El tejido otomí anudado rítmicamente, a golpe de mano y mazo, está hoy marcado por la negrura seca de la historia de un pueblo desmoronado, resquebrajado, que desmontó la fábula de la posibilidad de engarzar una nación de contrastes sojuzgados. Nación desmembrada y niñas descoyuntadas como diosas Coyolxauhqui sin mito religioso que les confiera estatura sagrada, sino con el horror de un país anochecido, con la historia cortada y las flechas del norte apuntando al vano del sinsentido. El arte no permanece ileso o inalterable a su contexto. Es también mancillado, destruido o resignificado por el hórrido entorno que lo produce y lo interpreta: mi pequeño textil de Temoaya y todo lo que se produzca en esa tierra, está, de aquí en adelante, enlutado y ensangrentado por el asesinato de dos niñas salvajemente violentadas, a quienes se les arrancó la posibilidad de tejer alfombras o hacer cualquier otra cosa con su vida, ultimadas en su propia casa por el sólo hecho de estar vivas. El arte no puede leerse aislado, por eso hoy cubre los féretros postrados en la mesada y las tumbas que se alzan como mausoleos en memoria de todas las posibilidades extirpadas a una vida que a penas comenzaba: los tapetes hoy son plegarias, entramado de rezos que se multiplican en cientos de ecos, trama y urdimbre de estruendoso silencio. Los textiles más bellos anuncian la hora del derrumbe: la melena de la patria trasquilada y la historia desollada exhibiendo su verdadera cara: la de la pena más álgida, llaga incurable de una nación terminal porque ha ultimado la esperanza de su infancia. 

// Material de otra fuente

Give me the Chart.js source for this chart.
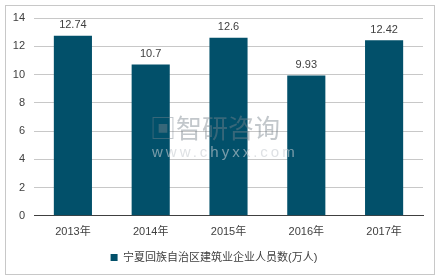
<!DOCTYPE html>
<html><head><meta charset="utf-8">
<script src="https://cdn.jsdelivr.net/npm/chart.js@4"></script>
<style>
html,body{margin:0;padding:0;background:#fff;}
#wrap{position:relative;width:441px;height:280px;}
#frame{position:absolute;left:5px;top:5px;width:428px;height:268px;border:1px solid #c8c8c8;pointer-events:none;}
#wm{position:absolute;left:150px;top:113px;font-family:"Noto Sans CJK SC";color:rgba(120,130,140,0.45);font-size:26px;line-height:28px;}
#wm2{position:absolute;left:152px;top:143px;font-family:"Liberation Sans";color:rgba(200,205,210,0.6);font-size:15px;letter-spacing:3px;}
</style></head>
<body><div id="wrap"><canvas id="c" width="441" height="280"></canvas><div id="frame"></div>
<div id="wm">▣智研咨询</div><div id="wm2">www.chyxx.com</div></div>
<script>
const categories = ["2013年","2014年","2015年","2016年","2017年"];
const values = [12.74, 10.7, 12.6, 9.93, 12.42];
const seriesName = "宁夏回族自治区建筑业企业人员数(万人)";
const yTicks = [0,2,4,6,8,10,12,14];
const FONT = '"Liberation Sans","Noto Sans CJK SC",sans-serif';

const labelPlugin = {
  id:'vlabels',
  afterDatasetsDraw(chart){
    const ctx = chart.ctx;
    const meta = chart.getDatasetMeta(0);
    ctx.save();
    ctx.font = '11px ' + FONT;
    ctx.fillStyle = '#404040';
    ctx.textAlign = 'center';
    ctx.textBaseline = 'bottom';
    meta.data.forEach((bar,i)=>{
      ctx.fillText(String(values[i]), bar.x, bar.y - 5);
    });
    ctx.restore();
  }
};

new Chart(document.getElementById('c'), {
  type:'bar',
  data:{labels:categories, datasets:[{label:seriesName, data:values, backgroundColor:'#02506a', barPercentage:0.49, categoryPercentage:1}]},
  options:{
    responsive:false, animation:false,
    layout:{padding:{top:18,left:5,right:18,bottom:7}},
    plugins:{
      legend:{position:'bottom', labels:{boxWidth:7, boxHeight:7, padding:10, color:'#404040', font:{size:11, family:FONT}}},
      tooltip:{enabled:false}
    },
    scales:{
      x:{grid:{display:false, drawTicks:false}, border:{color:'#404040', width:1},
         afterFit(s){ s.height -= 7; },
         ticks:{color:'#404040', font:{size:11, family:FONT}, padding:10}},
      y:{min:0, max:14, afterBuildTicks(s){ s.ticks = yTicks.map(v=>({value:v})); },
         afterFit(s){ s.width = 29; },
         grid:{color:'#c8c8c8', drawTicks:false}, border:{display:false},
         ticks:{color:'#404040', font:{size:11, family:FONT}, padding:9}}
    }
  },
  plugins:[labelPlugin]
});
</script></body></html>
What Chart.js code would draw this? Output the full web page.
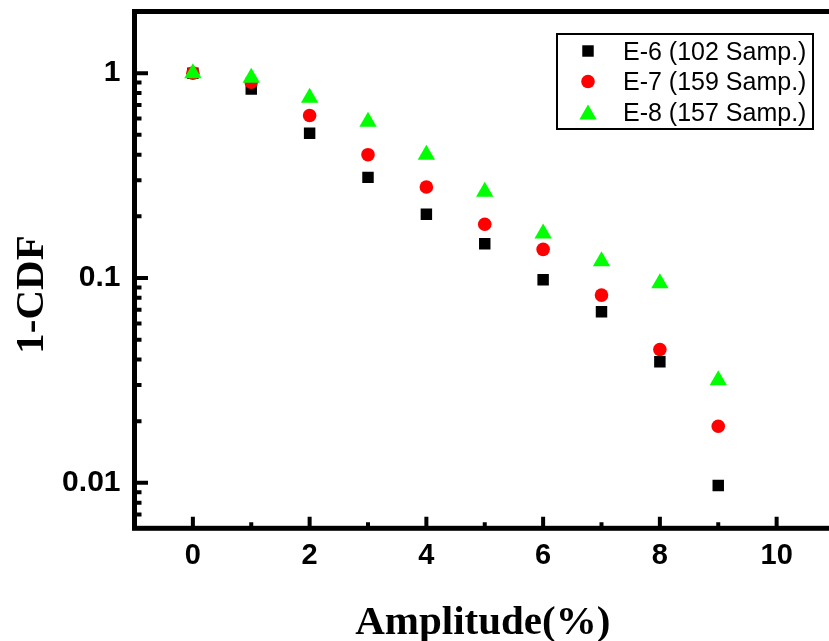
<!DOCTYPE html>
<html>
<head>
<meta charset="utf-8">
<script src="https://cdn.jsdelivr.net/npm/chart.js@4/dist/chart.umd.min.js"></script>
<style>
  html, body { margin: 0; padding: 0; background: #fff; overflow: hidden; }
  canvas { display: block; }
</style>
</head>
<body>
<canvas id="cdf" width="845" height="641"></canvas>
<script>
// Amplitude bins (%) and the 1-CDF value of each sample set at that bin
const amplitude = [0, 1, 2, 3, 4, 5, 6, 7, 8, 9];
const e6 = [1.0, 0.837, 0.509, 0.31, 0.205, 0.147, 0.098, 0.0684, 0.039, 0.0097];
const e7 = [1.0, 0.904, 0.621, 0.40, 0.278, 0.183, 0.138, 0.0825, 0.0448, 0.0189];
const e8 = [1.0, 0.95, 0.759, 0.58, 0.40, 0.264, 0.165, 0.1206, 0.0942, 0.0317];
const seriesNames = ['E-6 (102 Samp.)', 'E-7 (159 Samp.)', 'E-8 (157 Samp.)'];

// Axes
const xMin = -1, xMax = 11;
const yMin = 0.006, yMax = 2;
const xTicks = [0, 2, 4, 6, 8, 10];
const xTickLabels = ['0', '2', '4', '6', '8', '10'];
const yTicks = [0.01, 0.1, 1];
const yTickLabels = ['0.01', '0.1', '1'];
const xTitle = 'Amplitude(%)';
const yTitle = '1-CDF';

const toPoints = (ys) => amplitude.map((a, i) => ({ x: a, y: ys[i] }));

const tickFont = { family: '"Liberation Sans", Arial, sans-serif', weight: 'bold' };

// Axis frame with inward major/minor tick marks
const frame = {
  id: 'frame',
  afterDraw(chart) {
    const { ctx, chartArea: a, scales: { x, y } } = chart;
    ctx.save();
    ctx.strokeStyle = '#000';
    ctx.lineCap = 'butt';
    ctx.lineWidth = 4;
    ctx.beginPath();
    for (let v = Math.ceil(x.min); v <= x.max; v++) {
      const px = x.getPixelForValue(v);
      if (px <= a.left + 2 || px >= a.right - 2) continue;
      const len = (v % 2 === 0) ? 11.5 : 6;
      ctx.moveTo(px, a.bottom);
      ctx.lineTo(px, a.bottom - len);
    }
    const e0 = Math.floor(Math.log10(y.min)), e1 = Math.ceil(Math.log10(y.max));
    for (let e = e0; e <= e1; e++) {
      for (let m = 1; m <= 9; m++) {
        const v = m * Math.pow(10, e);
        if (v <= y.min * 1.001 || v >= y.max * 0.999) continue;
        const py = y.getPixelForValue(v);
        const len = (m === 1) ? 13.5 : 7;
        ctx.moveTo(a.left, py);
        ctx.lineTo(a.left + len, py);
      }
    }
    ctx.stroke();
    ctx.lineWidth = 5;
    ctx.strokeRect(a.left, a.top, a.right - a.left, a.bottom - a.top);
    ctx.restore();
  }
};

// Axis titles in bold serif
const axisTitles = {
  id: 'axisTitles',
  afterDraw(chart) {
    const { ctx, chartArea: a } = chart;
    ctx.save();
    ctx.fillStyle = '#000';
    ctx.font = 'bold 41px "Liberation Serif", "Times New Roman", serif';
    ctx.textAlign = 'center';
    ctx.textBaseline = 'alphabetic';
    ctx.fillText(xTitle, (a.left + a.right) / 2 - 2, 634);
    ctx.translate(43, 294.5);
    ctx.rotate(-Math.PI / 2);
    ctx.fillText(yTitle, 0, 0);
    ctx.restore();
  }
};

// Boxed legend in the upper right of the plot
const legendBox = {
  id: 'legendBox',
  afterDraw(chart) {
    const ctx = chart.ctx;
    ctx.save();
    ctx.lineWidth = 2;
    ctx.strokeStyle = '#000';
    ctx.strokeRect(557, 34, 256, 95);
    ctx.font = '25px "Liberation Sans", Arial, sans-serif';
    ctx.textAlign = 'left';
    ctx.textBaseline = 'alphabetic';
    chart.data.datasets.forEach((ds, row) => {
      const cy = 51 + row * 30.5;
      const my = ds.pointStyle === 'triangle' ? cy + ds.pointRadius / 4 : cy;
      ctx.fillStyle = ds.backgroundColor;
      Chart.helpers.drawPoint(ctx, { pointStyle: ds.pointStyle, radius: ds.pointRadius, borderWidth: 0, rotation: 0 }, 588, my);
      ctx.fillStyle = '#000';
      ctx.fillText(ds.label, 623, cy + 8.5);
    });
    ctx.restore();
  }
};

new Chart(document.getElementById('cdf'), {
  type: 'scatter',
  data: {
    datasets: [
      { label: seriesNames[0], data: toPoints(e6), pointStyle: 'rect', pointRadius: 8.1,
        backgroundColor: '#000000', borderWidth: 0, order: 3 },
      { label: seriesNames[1], data: toPoints(e7), pointStyle: 'circle', pointRadius: 6.8,
        backgroundColor: '#ff0000', borderWidth: 0, order: 2 },
      { label: seriesNames[2], data: toPoints(e8), pointStyle: 'triangle', pointRadius: 10,
        backgroundColor: '#00ff00', borderWidth: 0, order: 1 }
    ]
  },
  options: {
    responsive: false,
    animation: false,
    devicePixelRatio: 1,
    layout: { padding: { top: 11.5, right: 6.1, left: 0, bottom: 0 } },
    plugins: { legend: { display: false }, tooltip: { enabled: false } },
    elements: { point: { hoverRadius: 0 } },
    scales: {
      x: {
        type: 'linear', min: xMin, max: xMax,
        grid: { display: false, drawTicks: false },
        border: { display: false },
        afterFit(s) { s.height = 112.7; s.paddingLeft = 0; s.paddingRight = 0; },
        afterBuildTicks(s) { s.ticks = xTicks.map(v => ({ value: v })); },
        ticks: {
          autoSkip: false, maxRotation: 0, padding: 10, color: '#000',
          font: Object.assign({ size: 29 }, tickFont),
          callback: (v, i) => xTickLabels[i]
        }
      },
      y: {
        type: 'logarithmic', min: yMin, max: yMax,
        grid: { display: false, drawTicks: false },
        border: { display: false },
        afterFit(s) { s.width = 134.5; s.paddingTop = 0; s.paddingBottom = 0; },
        afterBuildTicks(s) { s.ticks = yTicks.map(v => ({ value: v })); },
        ticks: {
          autoSkip: false, padding: 14, color: '#000',
          font: Object.assign({ size: 30 }, tickFont),
          callback: (v, i) => yTickLabels[i]
        }
      }
    }
  },
  plugins: [frame, axisTitles, legendBox]
});
</script>
</body>
</html>
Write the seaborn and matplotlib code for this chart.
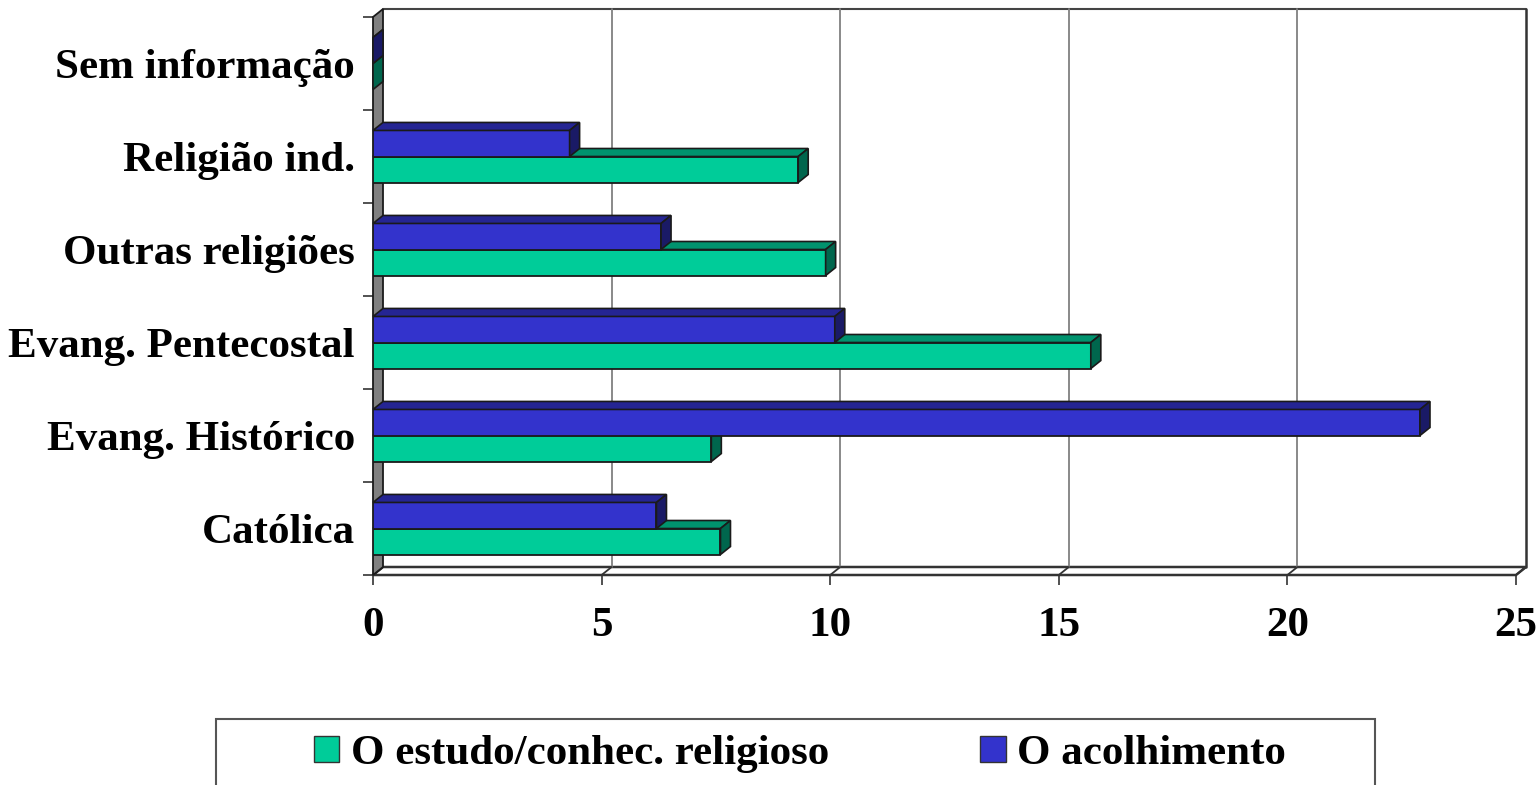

También así ha de leerse, sentirse y revisarse el arte. Desde el dolor. Lo contrario sería negar la realidad, descontextualizar absurdamente un producto que no es otra cosa más que profusión humana. Negar el entorno implicaría cubrir de oropel y falsedad al espejo de un pueblo, estrellándolo en pedazos que no harán más que reflejar el engaño. Entonces, no será exagerado ni prematuro decir que el arte que se produzca en México hoy, sea cual sea su naturaleza, ha de verse a través de un microscopio con la lente empañada de llanto y teñida por el rojo parduzco de la sangre de un país que pide a gritos ser rescatado.